--- START DATA BLOCK ---
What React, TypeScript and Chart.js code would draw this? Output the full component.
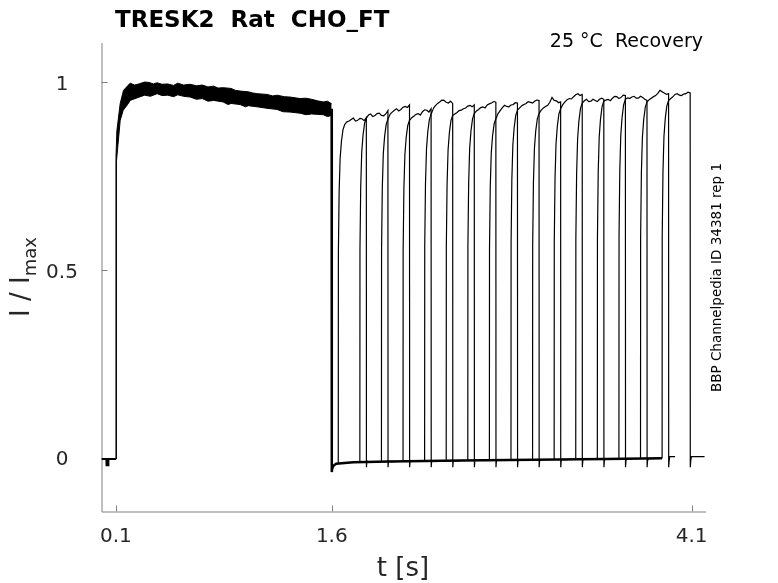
import React, { useEffect, useRef } from 'react';
import Chart from 'chart.js/auto';

const xTicks = [0.1, 1.6, 4.1];
const yTicks = [0, 0.5, 1];
const xTickLabels = ['0.1', '1.6', '4.1'];
const yTickLabels = ['0', '0.5', '1'];

// holding level before the first pulse (with the small artefact)
const preT = [0, 0.034, 0.035, 0.047, 0.048, 0.1];
const preV = [-0.003, -0.003, -0.02, -0.02, -0.003, -0.003];

// first pulse: upper and lower edge of the band of overlaid sweeps
const pulseUpperT = [0.1, 0.1005, 0.107, 0.13, 0.153, 0.199, 0.23, 0.26, 0.3, 0.33, 0.36, 0.387, 0.42, 0.46, 0.5, 0.53, 0.57, 0.616, 0.66, 0.7, 0.74, 0.78, 0.81, 0.845, 0.9, 0.93, 0.963, 1.02, 1.05, 1.081, 1.15, 1.19, 1.22, 1.27, 1.31, 1.38, 1.42, 1.46, 1.5, 1.54, 1.57, 1.599];
const pulseUpperV = [-0.003, 0.8, 0.872, 0.944, 0.979, 0.998, 0.993, 0.996, 1.001, 1.0, 0.996, 0.999, 0.995, 0.996, 0.992, 0.998, 0.993, 0.995, 0.991, 0.993, 0.988, 0.99, 0.985, 0.986, 0.984, 0.979, 0.977, 0.975, 0.972, 0.97, 0.968, 0.964, 0.966, 0.962, 0.961, 0.957, 0.958, 0.955, 0.951, 0.948, 0.95, 0.943];
const pulseLowerT = [0.101, 0.104, 0.13, 0.151, 0.187, 0.199, 0.255, 0.3, 0.34, 0.387, 0.42, 0.46, 0.5, 0.53, 0.57, 0.616, 0.66, 0.7, 0.74, 0.78, 0.845, 0.88, 0.9, 0.963, 1.0, 1.02, 1.081, 1.15, 1.22, 1.26, 1.31, 1.38, 1.42, 1.46, 1.54, 1.57, 1.599];
const pulseLowerV = [-0.003, 0.79, 0.899, 0.926, 0.944, 0.952, 0.96, 0.966, 0.963, 0.97, 0.965, 0.966, 0.962, 0.967, 0.963, 0.961, 0.955, 0.957, 0.95, 0.952, 0.948, 0.941, 0.944, 0.941, 0.935, 0.938, 0.935, 0.931, 0.928, 0.922, 0.921, 0.918, 0.914, 0.916, 0.914, 0.909, 0.912];

// step down at 1.6 s and the shared inter-pulse level
const holdT = [1.599, 1.6, 1.602, 1.61, 1.63, 1.75, 2.0, 2.5, 3.0, 3.5, 3.895];
const holdV = [0.93, -0.038, -0.03, -0.022, -0.016, -0.012, -0.01, -0.007, -0.005, -0.003, -0.001];

// recovery pulses, one per sweep
const recoveryOn = [1.645, 1.795, 1.945, 2.095, 2.245, 2.395, 2.545, 2.695, 2.845, 2.995, 3.145, 3.295, 3.445, 3.595, 3.745, 3.895];
const recoveryOff = [1.84, 1.99, 2.14, 2.29, 2.44, 2.59, 2.74, 2.89, 3.04, 3.19, 3.34, 3.49, 3.64, 3.79, 3.94, 4.09];
const sweepEnd = [1.89, 2.04, 2.19, 2.34, 2.49, 2.64, 2.79, 2.94, 3.09, 3.24, 3.39, 3.54, 3.69, 3.84, 3.985, 4.19];
const onLevel = [-0.014, -0.012, -0.011, -0.011, -0.01, -0.009, -0.008, -0.008, -0.007, -0.006, -0.005, -0.005, -0.004, -0.003, -0.002, -0.001];
const tailLevel = [-0.01, -0.01, -0.009, -0.008, -0.008, -0.007, -0.007, -0.006, -0.005, -0.005, -0.004, -0.004, -0.003, -0.002, 0.003, 0.003];
const riseDt = [0, 0.0008, 0.006, 0.013, 0.022, 0.033];
const riseFrac = [0, 0.62, 0.8, 0.9, 0.95, 0.985];
const plateauDt = [0.045, 0.06, 0.075, 0.09, 0.105, 0.12, 0.135, 0.15, 0.165, 0.18, 0.195];
const plateau = [
  [0.888, 0.895, 0.897, 0.901, 0.905, 0.897, 0.899, 0.904, 0.903, 0.898, 0.906],
  [0.905, 0.913, 0.916, 0.909, 0.912, 0.917, 0.918, 0.912, 0.911, 0.916, 0.925],
  [0.902, 0.915, 0.921, 0.926, 0.93, 0.924, 0.928, 0.934, 0.936, 0.933, 0.94],
  [0.899, 0.906, 0.91, 0.915, 0.917, 0.913, 0.922, 0.927, 0.926, 0.921, 0.93],
  [0.915, 0.93, 0.938, 0.944, 0.948, 0.953, 0.952, 0.947, 0.945, 0.95, 0.944],
  [0.912, 0.916, 0.92, 0.925, 0.926, 0.93, 0.932, 0.937, 0.939, 0.935, 0.94],
  [0.917, 0.924, 0.928, 0.933, 0.935, 0.932, 0.94, 0.943, 0.945, 0.949, 0.948],
  [0.903, 0.917, 0.925, 0.933, 0.939, 0.936, 0.935, 0.94, 0.941, 0.946, 0.945],
  [0.926, 0.932, 0.938, 0.941, 0.944, 0.949, 0.947, 0.945, 0.95, 0.953, 0.952],
  [0.917, 0.926, 0.932, 0.936, 0.939, 0.947, 0.96, 0.952, 0.951, 0.946, 0.948],
  [0.93, 0.941, 0.948, 0.954, 0.957, 0.956, 0.962, 0.967, 0.97, 0.965, 0.968],
  [0.945, 0.951, 0.955, 0.949, 0.95, 0.955, 0.952, 0.949, 0.955, 0.958, 0.955],
  [0.95, 0.953, 0.955, 0.951, 0.958, 0.963, 0.962, 0.957, 0.96, 0.966, 0.965],
  [0.955, 0.959, 0.957, 0.961, 0.963, 0.958, 0.958, 0.963, 0.96, 0.955, 0.952],
  [0.948, 0.954, 0.958, 0.962, 0.965, 0.971, 0.979, 0.975, 0.972, 0.968, 0.97],
  [0.952, 0.957, 0.962, 0.968, 0.97, 0.966, 0.965, 0.969, 0.97, 0.974, 0.972],
];
const offDt = [0.0008, 0.004];
const offV = [-0.025, -0.008];

const FONT = '"DejaVu Sans", sans-serif';
const AXIS_GREY = '#808080';
const TEXT = '#262626';

const toPoints = (t: number[], v: number[]) => t.map((x, i) => ({ x, y: v[i] }));

const sweepPoints = (i: number) => {
  const pts: { x: number; y: number }[] = [];
  const base = onLevel[i];
  const top = plateau[i][0];
  riseDt.forEach((dt, k) => {
    pts.push({ x: recoveryOn[i] + dt, y: base + riseFrac[k] * (top - base) });
  });
  plateauDt.forEach((dt, k) => {
    pts.push({ x: recoveryOn[i] + dt, y: plateau[i][k] });
  });
  offDt.forEach((dt, k) => {
    pts.push({ x: recoveryOff[i] + dt, y: offV[k] });
  });
  pts.push({ x: recoveryOff[i] + 0.008, y: tailLevel[i] });
  pts.push({ x: sweepEnd[i], y: tailLevel[i] });
  return pts;
};

const decorations = {
  id: 'decorations',
  beforeDatasetsDraw(chart: Chart) {
    const { ctx, chartArea: ca } = chart;
    const xs = chart.scales.x;
    const ys = chart.scales.y;
    ctx.save();
    ctx.strokeStyle = AXIS_GREY;
    ctx.lineWidth = 1;
    ctx.beginPath();
    ctx.moveTo(ca.left + 0.5, ca.top);
    ctx.lineTo(ca.left + 0.5, ca.bottom + 0.5);
    ctx.lineTo(ca.right, ca.bottom + 0.5);
    // inward tick marks
    xTicks.forEach((t) => {
      const px = Math.round(xs.getPixelForValue(t)) + 0.5;
      ctx.moveTo(px, ca.bottom);
      ctx.lineTo(px, ca.bottom - 6);
    });
    yTicks.forEach((v) => {
      const py = Math.round(ys.getPixelForValue(v)) + 0.5;
      ctx.moveTo(ca.left, py);
      ctx.lineTo(ca.left + 6, py);
    });
    ctx.stroke();
    ctx.restore();
  },
  afterDraw(chart: Chart) {
    const { ctx } = chart;
    const xs = chart.scales.x;
    const ys = chart.scales.y;
    ctx.save();
    ctx.fillStyle = TEXT;

    ctx.font = `20px ${FONT}`;
    ctx.textAlign = 'center';
    ctx.textBaseline = 'alphabetic';
    xTicks.forEach((t, i) => {
      ctx.fillText(xTickLabels[i], xs.getPixelForValue(t), 542);
    });
    yTicks.forEach((v, i) => {
      ctx.fillText(yTickLabels[i], 62, ys.getPixelForValue(v) + 7.5);
    });

    ctx.font = `26px ${FONT}`;
    ctx.fillText('t [s]', 403, 576);

    // y label with subscript
    ctx.save();
    ctx.translate(29, 277);
    ctx.rotate(-Math.PI / 2);
    ctx.font = `26px ${FONT}`;
    const mainW = ctx.measureText('I / I').width;
    ctx.font = `18px ${FONT}`;
    const subW = ctx.measureText('max').width;
    const start = -(mainW + subW) / 2;
    ctx.textAlign = 'left';
    ctx.font = `26px ${FONT}`;
    ctx.fillText('I / I', start, 0);
    ctx.font = `18px ${FONT}`;
    ctx.fillText('max', start + mainW, 7);
    ctx.restore();

    ctx.fillStyle = '#000';
    ctx.textAlign = 'left';
    ctx.font = `bold 23px ${FONT}`;
    ctx.fillText('TRESK2  Rat  CHO_FT', 115, 27);

    ctx.textAlign = 'right';
    ctx.font = `19px ${FONT}`;
    ctx.fillText('25 °C  Recovery', 703, 47);

    ctx.save();
    ctx.translate(721, 277.5);
    ctx.rotate(-Math.PI / 2);
    ctx.textAlign = 'center';
    ctx.font = `13.5px ${FONT}`;
    ctx.fillText('BBP Channelpedia ID 34381 rep 1', 0, 0);
    ctx.restore();

    ctx.restore();
  },
};

const RecoveryChart: React.FC = () => {
  const chartRef = useRef<HTMLCanvasElement>(null);
  const chartInstance = useRef<Chart | null>(null);

  useEffect(() => {
    if (!chartRef.current) return;
    const ctx = chartRef.current.getContext('2d');
    if (!ctx) return;

    if (chartInstance.current) {
      chartInstance.current.destroy();
    }

    const trace = {
      borderColor: '#000',
      pointRadius: 0,
      fill: false,
      tension: 0,
    };

    // tiny tension avoids the per-pixel fast path, which leaves stubs on the steep rises
    const sweeps = recoveryOn.map((_, i) => ({
      ...trace,
      data: sweepPoints(i),
      borderWidth: 1.2,
      tension: 0.000001,
    }));

    chartInstance.current = new Chart(ctx, {
      type: 'line',
      data: {
        datasets: [
          {
            ...trace,
            data: toPoints(pulseUpperT, pulseUpperV),
            borderWidth: 1,
            fill: '+1',
            backgroundColor: '#000',
          },
          {
            ...trace,
            data: toPoints(pulseLowerT, pulseLowerV),
            borderWidth: 1,
          },
          { ...trace, data: toPoints(preT, preV), borderWidth: 2 },
          { ...trace, data: toPoints(holdT, holdV), borderWidth: 2.5 },
          ...sweeps,
        ],
      },
      options: {
        animation: false,
        responsive: false,
        events: [],
        layout: { padding: { left: 0, right: 72, top: 43, bottom: 0 } },
        plugins: {
          legend: { display: false },
          tooltip: { enabled: false },
        },
        scales: {
          x: {
            type: 'linear',
            min: 0,
            max: 4.2,
            grid: { display: false },
            border: { display: false },
            ticks: { display: false },
            afterFit: (scale) => {
              scale.height = 71.5;
            },
          },
          y: {
            type: 'linear',
            min: -0.143,
            max: 1.105,
            grid: { display: false },
            border: { display: false },
            ticks: { display: false },
            afterFit: (scale) => {
              scale.width = 101.5;
            },
          },
        },
      },
      plugins: [decorations],
    });

    return () => {
      if (chartInstance.current) {
        chartInstance.current.destroy();
        chartInstance.current = null;
      }
    };
  }, []);

  return <canvas ref={chartRef} width={778} height={583} style={{ display: 'block' }} />;
};

export default function App() {
  return (
    <div style={{ position: 'absolute', left: 0, top: 0, width: 778, height: 583, background: '#fff' }}>
      <RecoveryChart />
    </div>
  );
}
--- END DATA BLOCK ---
**PROBLEM TO SOLVE**
Pictures stay out. Print the data exactly, from its first line through the line containing "import Chart from 'chart.js/auto';".

**COMPLETED EXERCISE**
What React, TypeScript and Chart.js code would draw this? Output the full component.
import React, { useEffect, useRef } from 'react';
import Chart from 'chart.js/auto';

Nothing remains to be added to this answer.